Motorists should shop smarter to avoid being gouged on the cost of petrol, the ACCC boss says.

Motorists should shop smarter to avoid being gouged on the cost of petrol, the ACCC boss says. Photo: AAP

Motorists should shop around to avoid being ripped off for petrol, the chairman of the consumer watchdog says.

With petrol soaring as high as $1.90 a litre at the weekend, Australian Competition and Consumer Commission chair Rod Sims said motorists were paying at least two cents a litre more than they should.

“In our view, margins are two to three cents a litre too high,” Mr Sims told Melbourne’s 3AW on Monday.

“That’s $400-$600 million – a lot of money for Australian motorists.”

Mr Sims said it wasn’t against the law for consumers to be overcharged for goods. But motorists could work out the best time to buy based on price fluctuations.

“When prices are at bottom of the cycle, you’re probably getting petrol below cost and when they’re at the top of the cycle you’re getting ripped off big time,” he said.

“It just fluctuates in a way that irritates the hell out of motorists, but it’s not against the law the way that’s happening.”

Treasurer Josh Frydenberg said the government would consider any suggestions from the ACCC to push down petrol prices after the cost of premium petrol hit $1.90 a litre in the past week.

“If they make any recommendations to government then, of course, we will favourably consider those,” he told the Nine Network.

“What we understand about our petrol market is that it is driven to some extent by what happens overseas, with the Australian dollar, but also with global oil prices.

“But if companies here are ripping off consumers, then we will take action.”

Mr Sims said consumers were bearing the brunt of three rip-offs.

The main issue was the overseas cost of crude oil, and the oil-producing nations that controlled the supply of fuel.

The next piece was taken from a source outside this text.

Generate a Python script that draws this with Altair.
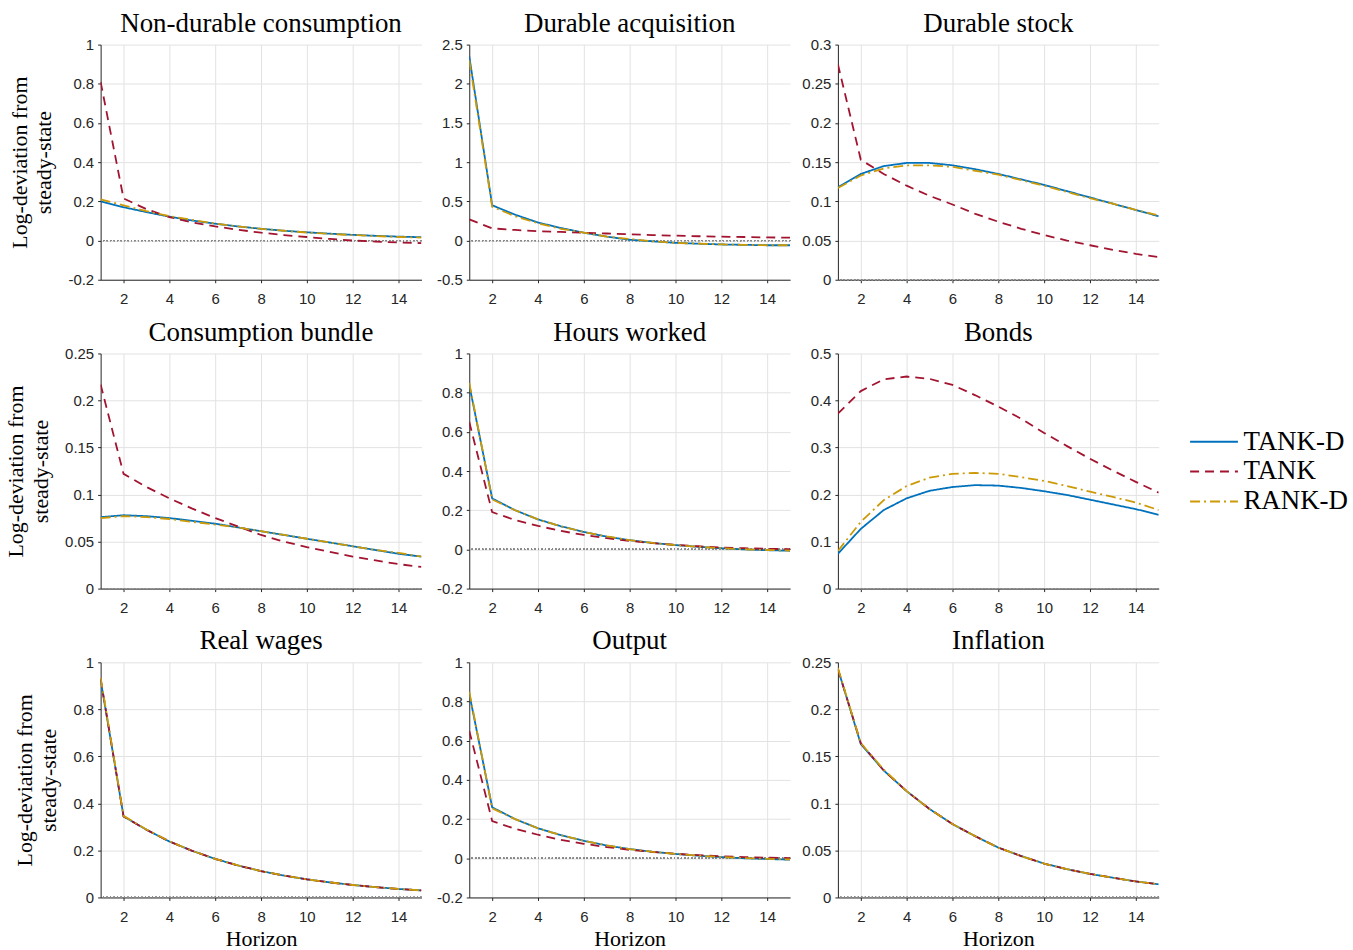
import altair as alt
import pandas as pd

horizon = list(range(1, 16))
models = ["TANK-D", "TANK", "RANK-D"]
colors = ["#0072BD", "#A2142F", "#CC9A06"]
dashes = [[1, 0], [9, 6], [10, 4, 2, 4]]

titles = ["Non-durable consumption", "Durable acquisition", "Durable stock",
          "Consumption bundle", "Hours worked", "Bonds",
          "Real wages", "Output", "Inflation"]

# Non-durable consumption
ndc_tankd = [0.20, 0.17, 0.145, 0.122, 0.102, 0.086, 0.072, 0.060, 0.050, 0.042, 0.035, 0.029, 0.024, 0.020, 0.017]
ndc_tank = [0.81, 0.215, 0.16, 0.12, 0.092, 0.072, 0.055, 0.040, 0.028, 0.018, 0.008, 0.0, -0.005, -0.010, -0.013]
ndc_rankd = [0.21, 0.18, 0.15, 0.125, 0.105, 0.087, 0.072, 0.060, 0.050, 0.041, 0.034, 0.028, 0.023, 0.018, 0.015]
# Durable acquisition
dac_tankd = [2.35, 0.45, 0.33, 0.23, 0.16, 0.10, 0.05, 0.01, -0.01, -0.03, -0.04, -0.05, -0.055, -0.06, -0.06]
dac_tank = [0.27, 0.155, 0.135, 0.12, 0.11, 0.10, 0.09, 0.08, 0.07, 0.062, 0.055, 0.05, 0.045, 0.04, 0.037]
dac_rankd = [2.30, 0.43, 0.31, 0.22, 0.15, 0.10, 0.05, 0.02, -0.01, -0.03, -0.04, -0.05, -0.055, -0.06, -0.06]
# Durable stock
dst_tankd = [0.118, 0.135, 0.145, 0.149, 0.149, 0.146, 0.141, 0.135, 0.128, 0.121, 0.113, 0.105, 0.097, 0.089, 0.081]
dst_tank = [0.275, 0.153, 0.135, 0.120, 0.107, 0.096, 0.084, 0.074, 0.065, 0.057, 0.050, 0.044, 0.038, 0.033, 0.029]
dst_rankd = [0.117, 0.133, 0.142, 0.146, 0.146, 0.144, 0.139, 0.134, 0.127, 0.120, 0.112, 0.104, 0.097, 0.089, 0.082]
# Consumption bundle
cb_tankd = [0.076, 0.078, 0.077, 0.075, 0.072, 0.069, 0.065, 0.061, 0.057, 0.053, 0.049, 0.045, 0.041, 0.037, 0.034]
cb_tank = [0.217, 0.122, 0.108, 0.096, 0.085, 0.075, 0.066, 0.057, 0.050, 0.044, 0.039, 0.034, 0.030, 0.026, 0.023]
cb_rankd = [0.075, 0.077, 0.076, 0.074, 0.071, 0.068, 0.065, 0.061, 0.057, 0.053, 0.049, 0.045, 0.041, 0.038, 0.034]
# Hours worked
hw_tankd = [0.84, 0.26, 0.20, 0.153, 0.118, 0.089, 0.065, 0.047, 0.033, 0.022, 0.013, 0.006, 0.0, -0.004, -0.007]
hw_tank = [0.65, 0.19, 0.15, 0.12, 0.094, 0.074, 0.057, 0.043, 0.032, 0.023, 0.016, 0.010, 0.006, 0.003, 0.001]
hw_rankd = [0.85, 0.255, 0.20, 0.153, 0.118, 0.089, 0.066, 0.047, 0.033, 0.022, 0.013, 0.006, 0.001, -0.003, -0.006]
# Bonds
bd_tankd = [0.074, 0.127, 0.167, 0.192, 0.208, 0.216, 0.220, 0.219, 0.214, 0.207, 0.199, 0.189, 0.179, 0.169, 0.157]
bd_tank = [0.372, 0.420, 0.445, 0.451, 0.446, 0.433, 0.411, 0.387, 0.361, 0.331, 0.303, 0.276, 0.251, 0.227, 0.204]
bd_rankd = [0.080, 0.142, 0.188, 0.218, 0.236, 0.244, 0.246, 0.244, 0.237, 0.229, 0.218, 0.206, 0.195, 0.183, 0.167]
# Real wages
rw_tankd = [0.925, 0.345, 0.288, 0.238, 0.198, 0.164, 0.136, 0.112, 0.093, 0.077, 0.064, 0.053, 0.044, 0.036, 0.030]
rw_tank = [0.93, 0.345, 0.288, 0.238, 0.198, 0.164, 0.136, 0.112, 0.093, 0.077, 0.064, 0.053, 0.044, 0.036, 0.030]
rw_rankd = [0.935, 0.347, 0.289, 0.239, 0.198, 0.164, 0.136, 0.112, 0.093, 0.077, 0.064, 0.053, 0.044, 0.036, 0.030]
# Output
out_tankd = [0.84, 0.26, 0.20, 0.153, 0.118, 0.089, 0.065, 0.047, 0.033, 0.022, 0.013, 0.006, 0.0, -0.004, -0.007]
out_tank = [0.65, 0.19, 0.15, 0.12, 0.094, 0.074, 0.057, 0.043, 0.032, 0.023, 0.016, 0.010, 0.006, 0.003, 0.001]
out_rankd = [0.85, 0.255, 0.20, 0.153, 0.118, 0.089, 0.066, 0.047, 0.033, 0.022, 0.013, 0.006, 0.001, -0.003, -0.006]
# Inflation
inf_tankd = [0.243, 0.163, 0.135, 0.113, 0.094, 0.078, 0.065, 0.053, 0.044, 0.036, 0.030, 0.025, 0.021, 0.017, 0.014]
inf_tank = [0.243, 0.164, 0.135, 0.113, 0.094, 0.078, 0.065, 0.053, 0.044, 0.036, 0.030, 0.025, 0.021, 0.017, 0.014]
inf_rankd = [0.244, 0.164, 0.136, 0.113, 0.094, 0.078, 0.065, 0.053, 0.044, 0.036, 0.030, 0.025, 0.021, 0.017, 0.014]

series = [
    (ndc_tankd, ndc_tank, ndc_rankd),
    (dac_tankd, dac_tank, dac_rankd),
    (dst_tankd, dst_tank, dst_rankd),
    (cb_tankd, cb_tank, cb_rankd),
    (hw_tankd, hw_tank, hw_rankd),
    (bd_tankd, bd_tank, bd_rankd),
    (rw_tankd, rw_tank, rw_rankd),
    (out_tankd, out_tank, out_rankd),
    (inf_tankd, inf_tank, inf_rankd),
]

y_ticks = [
    [-0.2, 0, 0.2, 0.4, 0.6, 0.8, 1],
    [-0.5, 0, 0.5, 1, 1.5, 2, 2.5],
    [0, 0.05, 0.1, 0.15, 0.2, 0.25, 0.3],
    [0, 0.05, 0.1, 0.15, 0.2, 0.25],
    [-0.2, 0, 0.2, 0.4, 0.6, 0.8, 1],
    [0, 0.1, 0.2, 0.3, 0.4, 0.5],
    [0, 0.2, 0.4, 0.6, 0.8, 1],
    [-0.2, 0, 0.2, 0.4, 0.6, 0.8, 1],
    [0, 0.05, 0.1, 0.15, 0.2, 0.25],
]
x_ticks = [2, 4, 6, 8, 10, 12, 14]

SERIF = "Liberation Serif"
SANS = "Liberation Sans"

legend = alt.Legend(
    orient="none", legendX=1104, legendY=385, title=None,
    symbolType="M-2,0H2", symbolSize=576, symbolStrokeWidth=2,
    labelFont=SERIF, labelFontSize=27, labelColor="black",
    rowPadding=2, labelOffset=16, labelLimit=300,
)

panels = []
for i, (title, vals, yt) in enumerate(zip(titles, series, y_ticks)):
    rows = []
    for m, v in zip(models, vals):
        for h, y in zip(horizon, v):
            rows.append({"h": h, "v": y, "model": m})
    df = pd.DataFrame(rows)
    col = i % 3
    row = i // 3
    ytitle = ["Log-deviation from", "steady-state"] if col == 0 else None
    xtitle = "Horizon" if row == 2 else None
    ykw = dict(values=yt, tickCount=20, labelExpr="'' + datum.value", labelOverlap=False, labelFlush=False)
    xkw = dict(values=x_ticks, tickCount=20, labelExpr="'' + datum.value", labelOverlap=False, labelFlush=False)
    yaxis = alt.Axis(title=ytitle, **ykw) if ytitle else alt.Axis(title=None, **ykw)
    xaxis = alt.Axis(title=xtitle, **xkw) if xtitle else alt.Axis(title=None, **xkw)
    lines = alt.Chart().mark_line(strokeWidth=1.8, clip=True).encode(
        x=alt.X("h:Q", scale=alt.Scale(domain=[1, 15], nice=False, zero=False), axis=xaxis),
        y=alt.Y("v:Q", scale=alt.Scale(domain=[yt[0], yt[-1]], nice=False, zero=False), axis=yaxis),
        color=alt.Color("model:N", scale=alt.Scale(domain=models, range=colors), legend=legend),
        strokeDash=alt.StrokeDash("model:N", scale=alt.Scale(domain=models, range=dashes), legend=legend),
        order=alt.Order("h:Q"),
    )
    zero = alt.Chart().mark_rule(color="#8a8a8a", strokeDash=[1, 2.5], strokeWidth=1).encode(
        y=alt.datum(0)
    )
    p = alt.layer(zero, lines, data=df).properties(
        width=322, height=236,
        title=alt.Title(title, font=SERIF, fontSize=27, fontWeight="normal", color="black", offset=0),
    )
    panels.append(p)

chart = alt.concat(*panels, columns=3, spacing={"row": 74, "column": 48}, bounds="flush").resolve_scale(
    color="shared", strokeDash="shared"
).properties(
    padding={"left": 4, "top": 8, "right": 5, "bottom": 5}
).configure_view(stroke=None).configure_axis(
    grid=True, gridColor="#e2e2e2", gridWidth=1,
    domainColor="#262626", domainWidth=1,
    tickColor="#262626", tickSize=3, tickWidth=1,
    labelFont=SANS, labelFontSize=15, labelColor="#262626",
    titleFont=SERIF, titleFontSize=22, titleFontWeight="normal", titleColor="black",
).configure_axisY(titlePadding=12, titleLineHeight=25, labelPadding=4).configure_axisX(titlePadding=4, labelPadding=9)

chart.save("out.html", embed_options={"renderer": "svg", "actions": False})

The ACCC was powerless on such international factors, he said, and could do little about price-gouging.

The third issue is the complicated and confusing way fuel is taxed.

Mr Sims said 35 per cent of the cost of petrol is tax – including fuel excise of 41 cents, which is levied on top of the GST.

The excise is meant to pay for roads but Mr Sims said it was questionable whether the taxation level was appropriate.

“It’s there to fund the roads that governments build. But the link is so poor, you have no idea whether this level of taxation is the right one or not,” he said.

“If we could just try to get some better road-user charging, so motorists know as they pay money, it’s actually going to build roads and they’re not paying more than they should, that’d be a good step. That’s 85 per cent of it.”